Autoren: Gao, Larry, Jarma, Yakubu A., Christofides, Panagiotis D., Cohen, Yoram
Quelle: Water (20734441); Aug2025, Vol. 17 Issue 16, p2363, 25p
Schlagwörter: REVERSE osmosis, SALINE water conversion, WATER reuse, PREDICTIVE control systems, RESOURCE allocation, FEEDBACK control systems, OPTIMAL control theory
Abstract: A two-level model-based control system for energy-optimal operation of a two-stage reverse osmosis (RO) membrane desalination system was developed and field demonstrated. The control scheme was based on the specific energy consumption (SEC) framework accounting for pump efficiencies, physical system constraints, and temporal variability of feed salinity.
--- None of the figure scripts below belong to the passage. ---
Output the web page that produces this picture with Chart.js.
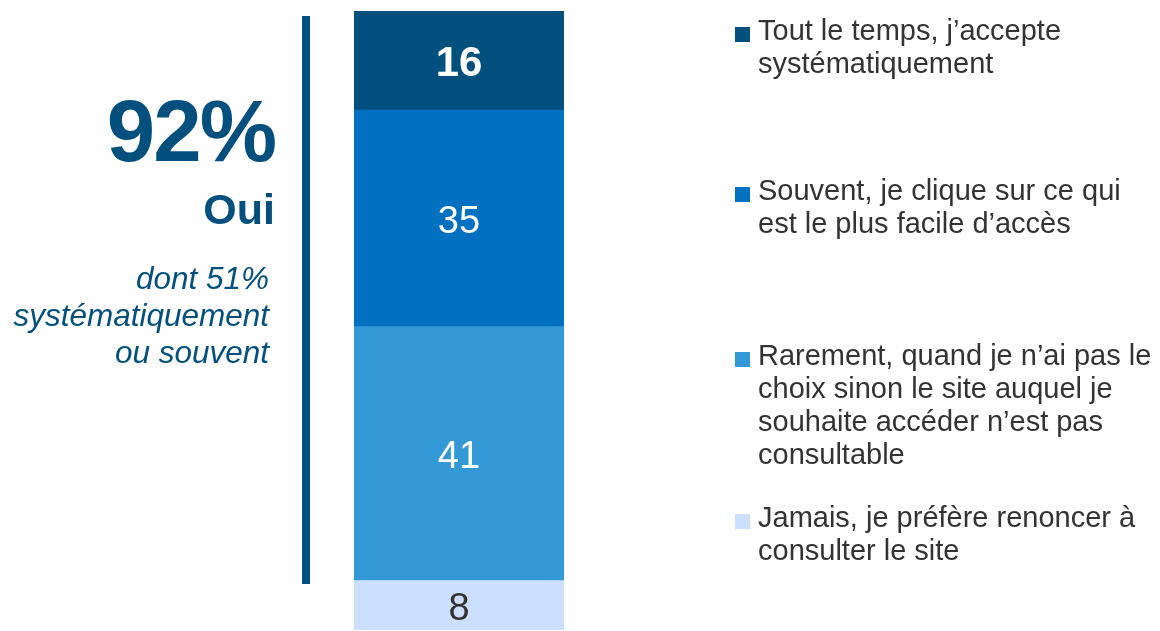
<!DOCTYPE html>
<html>
<head>
<meta charset="utf-8">
<script src="https://cdn.jsdelivr.net/npm/chart.js@4.4.1/dist/chart.umd.min.js"></script>
<style>
    body { margin: 0; background: #fff; font-family: "Liberation Sans", Arial, sans-serif; }
    #wrap { position: relative; width: 1160px; height: 631px; }
    #graphique { position: absolute; left: 0; top: 0; }
    .gauche { position: absolute; right: 885px; text-align: right; color: #03507f; white-space: nowrap; }
    #trait { position: absolute; left: 302px; top: 16px; width: 8px; height: 568px; background: #03507f; }
    .legende { position: absolute; left: 735px; color: #333; font-size: 29px; line-height: 33px; }
    .legende .carre { position: absolute; left: 0; top: 13px; width: 15px; height: 15px; }
    .legende .texte { margin-left: 23px; white-space: nowrap; }
</style>
</head>
<body>
<div id="wrap">
    <canvas id="graphique" width="1160" height="631"></canvas>
    <div class="gauche" style="top:81px; right:885px; font-size:87px; font-weight:bold; line-height:100px; letter-spacing:-2px;">92%</div>
    <div class="gauche" style="top:184px; font-size:43px; font-weight:bold; line-height:50px;">Oui</div>
    <div class="gauche" style="top:260px; right:891px; font-size:31.5px; font-style:italic; line-height:37px;">dont 51%<br>systématiquement<br>ou souvent</div>
    <div id="trait"></div>
    <div id="legende"></div>
</div>
<script>
    // ordre de haut en bas
    const reponses = [
        ['Tout le temps, j\u2019accepte', 'systématiquement'],
        ['Souvent, je clique sur ce qui', 'est le plus facile d\u2019accès'],
        ['Rarement, quand je n\u2019ai pas le', 'choix sinon le site auquel je', 'souhaite accéder n\u2019est pas', 'consultable'],
        ['Jamais, je préfère renoncer à', 'consulter le site']
    ];
    const valeurs = [16, 35, 41, 8];
    const couleurs = ['#03507f', '#0070c0', '#3399d6', '#cddffe'];
    const couleurs_texte = ['#ffffff', '#ffffff', '#ffffff', '#333333'];
    const gras = [true, false, false, false];
    const legende_top = [14, 174, 339, 501];

    // legende html
    let html = '';
    for (let i = 0; i < reponses.length; i++) {
        html += '<div class="legende" style="top:' + legende_top[i] + 'px">'
            + '<div class="carre" style="background:' + couleurs[i] + '"></div>'
            + '<div class="texte">' + reponses[i].join('<br>') + '</div></div>';
    }
    document.getElementById('legende').innerHTML = html;

    // chart.js empile du bas vers le haut, donc on inverse
    const datasets = [];
    for (let i = valeurs.length - 1; i >= 0; i--) {
        datasets.push({
            label: reponses[i].join(' '),
            data: [valeurs[i]],
            backgroundColor: couleurs[i],
            borderWidth: 0,
            barPercentage: 1,
            categoryPercentage: 1,
            couleurTexte: couleurs_texte[i],
            gras: gras[i]
        });
    }

    const etiquettes = {
        id: 'etiquettes',
        afterDatasetsDraw(chart) {
            const ctx = chart.ctx;
            ctx.save();
            ctx.textAlign = 'center';
            ctx.textBaseline = 'middle';
            chart.data.datasets.forEach(function (ds, i) {
                const barre = chart.getDatasetMeta(i).data[0];
                const milieu = (barre.y + barre.base) / 2;
                ctx.fillStyle = ds.couleurTexte;
                ctx.font = ds.gras ? 'bold 42px "Liberation Sans", Arial, sans-serif' : '38px "Liberation Sans", Arial, sans-serif';
                ctx.fillText(String(ds.data[0]), barre.x, milieu + 4);
            });
            ctx.restore();
        }
    };

    new Chart(document.getElementById('graphique').getContext('2d'), {
        type: 'bar',
        data: {
            labels: ['Total'],
            datasets: datasets
        },
        options: {
            responsive: false,
            animation: false,
            layout: { padding: { left: 354, right: 596, top: 11, bottom: 1 } },
            plugins: { legend: { display: false }, tooltip: { enabled: false } },
            scales: {
                x: { stacked: true, display: false },
                y: { stacked: true, display: false, min: 0, max: 100 }
            }
        },
        plugins: [etiquettes]
    });
</script>
</body>
</html>
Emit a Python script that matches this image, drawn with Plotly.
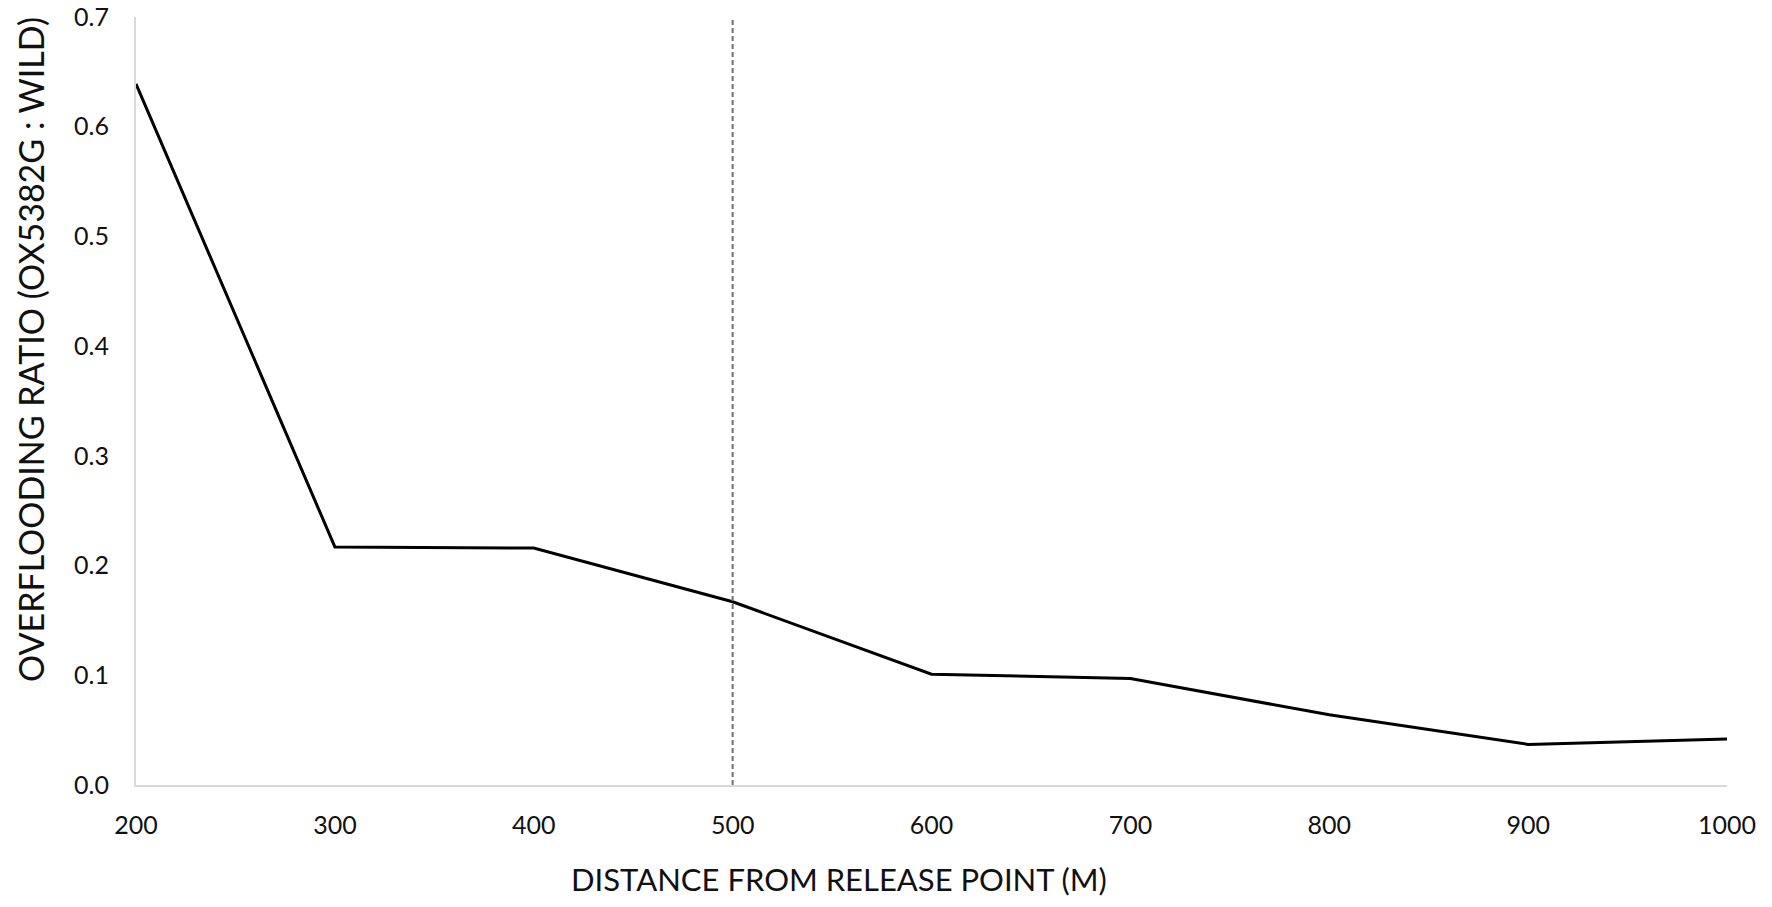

The SEC framework consisted of a higher-level (supervisory) control system that guided a lower-level controller for real-time SEC optimization. The supervisory controller combined real-time plant data and the SEC model to determine the energy-optimal first-stage water recovery and the overall permeate water recovery (unless specified), and membrane permeability for a target permeate production. The derived operating state was then applied to control the RO plant operation through the lower-level control system, consisting of three separate feedback loops regulating the RO feed flow rate, first-stage RO pressure, and the second-stage RO pressure via control of the first-stage and second-stage RO feed pumps, and the RO concentrate valve. The two-level control system was demonstrated for a mobile brackish water desalination plant capable of permeate productivity up to 98 m3/day. Field testing demonstrated robust simultaneous control of the dynamically coupled control variables and effective energy-optimal operation. [ABSTRACT FROM AUTHOR]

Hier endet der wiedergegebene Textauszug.